- **Goal of the exercise**
Set down, exactly as written, the lines from the top of the data to the line that holds "const fmtPct = v", and omit the pictures.

- **Provided material**
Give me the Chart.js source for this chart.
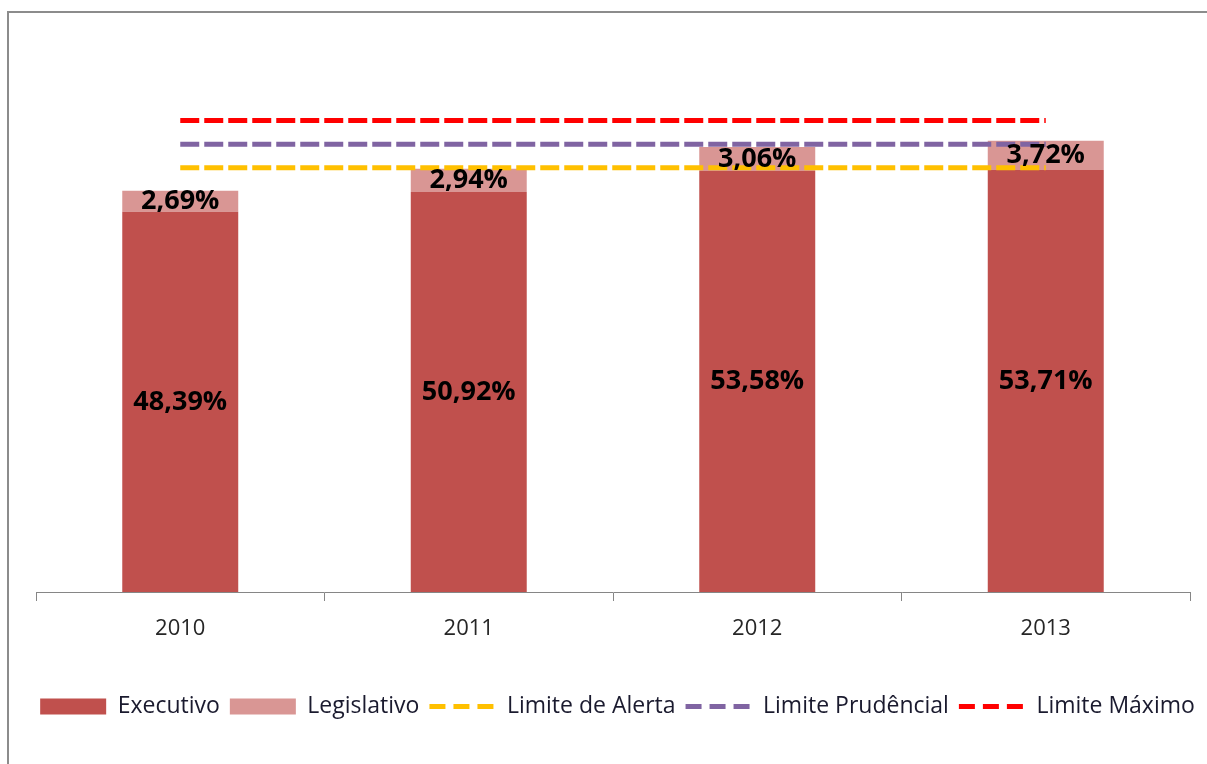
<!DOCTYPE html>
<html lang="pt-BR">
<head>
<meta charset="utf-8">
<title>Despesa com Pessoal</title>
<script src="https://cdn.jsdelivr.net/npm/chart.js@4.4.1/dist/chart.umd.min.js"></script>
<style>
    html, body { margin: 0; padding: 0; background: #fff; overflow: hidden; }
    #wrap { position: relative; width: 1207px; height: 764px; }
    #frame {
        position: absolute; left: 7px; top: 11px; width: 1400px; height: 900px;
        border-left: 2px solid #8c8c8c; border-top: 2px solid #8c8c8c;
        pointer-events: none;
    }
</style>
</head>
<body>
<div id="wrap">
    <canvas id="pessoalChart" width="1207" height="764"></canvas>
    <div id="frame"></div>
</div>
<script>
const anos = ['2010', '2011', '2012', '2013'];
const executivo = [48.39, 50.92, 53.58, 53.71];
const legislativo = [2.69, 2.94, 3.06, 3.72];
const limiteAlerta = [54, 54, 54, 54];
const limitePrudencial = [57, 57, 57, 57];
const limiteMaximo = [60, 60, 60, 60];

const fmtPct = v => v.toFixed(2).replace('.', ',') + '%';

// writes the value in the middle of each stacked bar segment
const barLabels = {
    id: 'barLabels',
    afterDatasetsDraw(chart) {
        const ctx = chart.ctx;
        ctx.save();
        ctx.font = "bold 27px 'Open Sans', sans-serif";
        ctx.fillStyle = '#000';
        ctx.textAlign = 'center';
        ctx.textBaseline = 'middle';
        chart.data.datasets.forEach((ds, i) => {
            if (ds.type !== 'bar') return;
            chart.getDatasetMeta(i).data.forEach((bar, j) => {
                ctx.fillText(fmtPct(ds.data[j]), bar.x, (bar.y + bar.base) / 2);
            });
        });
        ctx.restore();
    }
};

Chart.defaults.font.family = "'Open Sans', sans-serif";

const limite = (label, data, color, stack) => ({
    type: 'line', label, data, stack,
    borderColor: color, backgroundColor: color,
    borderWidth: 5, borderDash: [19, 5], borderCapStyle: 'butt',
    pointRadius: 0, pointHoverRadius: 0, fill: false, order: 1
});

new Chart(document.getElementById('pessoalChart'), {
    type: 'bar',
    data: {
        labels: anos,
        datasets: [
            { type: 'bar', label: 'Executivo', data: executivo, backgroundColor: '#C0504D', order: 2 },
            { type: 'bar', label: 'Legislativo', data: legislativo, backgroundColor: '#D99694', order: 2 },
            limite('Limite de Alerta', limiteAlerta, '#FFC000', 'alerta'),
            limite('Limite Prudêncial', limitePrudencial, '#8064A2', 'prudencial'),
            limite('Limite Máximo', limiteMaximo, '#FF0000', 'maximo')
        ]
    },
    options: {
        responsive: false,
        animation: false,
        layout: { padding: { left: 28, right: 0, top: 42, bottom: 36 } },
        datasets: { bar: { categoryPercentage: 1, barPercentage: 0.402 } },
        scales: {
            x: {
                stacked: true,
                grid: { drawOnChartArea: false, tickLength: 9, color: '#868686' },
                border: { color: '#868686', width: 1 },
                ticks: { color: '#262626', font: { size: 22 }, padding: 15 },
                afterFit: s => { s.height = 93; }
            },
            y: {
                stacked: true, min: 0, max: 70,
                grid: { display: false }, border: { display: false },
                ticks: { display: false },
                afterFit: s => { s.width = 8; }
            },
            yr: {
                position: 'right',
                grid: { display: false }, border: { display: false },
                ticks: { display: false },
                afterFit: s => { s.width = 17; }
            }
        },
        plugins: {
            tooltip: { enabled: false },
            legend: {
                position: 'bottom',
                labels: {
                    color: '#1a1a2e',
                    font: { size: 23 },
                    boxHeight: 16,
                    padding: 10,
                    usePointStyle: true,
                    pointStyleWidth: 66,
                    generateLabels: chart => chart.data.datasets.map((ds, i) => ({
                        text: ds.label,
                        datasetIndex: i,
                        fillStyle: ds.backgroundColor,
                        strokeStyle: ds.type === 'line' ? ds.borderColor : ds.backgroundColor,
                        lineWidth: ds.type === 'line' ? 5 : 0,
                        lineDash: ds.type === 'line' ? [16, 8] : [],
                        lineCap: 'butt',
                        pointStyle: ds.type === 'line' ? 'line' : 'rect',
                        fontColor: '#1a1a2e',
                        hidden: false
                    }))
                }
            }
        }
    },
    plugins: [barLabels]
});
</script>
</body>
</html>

- **Response for this exercise**
Give me the Chart.js source for this chart.
<!DOCTYPE html>
<html lang="pt-BR">
<head>
<meta charset="utf-8">
<title>Despesa com Pessoal</title>
<script src="https://cdn.jsdelivr.net/npm/chart.js@4.4.1/dist/chart.umd.min.js"></script>
<style>
    html, body { margin: 0; padding: 0; background: #fff; overflow: hidden; }
    #wrap { position: relative; width: 1207px; height: 764px; }
    #frame {
        position: absolute; left: 7px; top: 11px; width: 1400px; height: 900px;
        border-left: 2px solid #8c8c8c; border-top: 2px solid #8c8c8c;
        pointer-events: none;
    }
</style>
</head>
<body>
<div id="wrap">
    <canvas id="pessoalChart" width="1207" height="764"></canvas>
    <div id="frame"></div>
</div>
<script>
const anos = ['2010', '2011', '2012', '2013'];
const executivo = [48.39, 50.92, 53.58, 53.71];
const legislativo = [2.69, 2.94, 3.06, 3.72];
const limiteAlerta = [54, 54, 54, 54];
const limitePrudencial = [57, 57, 57, 57];
const limiteMaximo = [60, 60, 60, 60];

const fmtPct = v => v.toFixed(2).replace('.', ',') + '%';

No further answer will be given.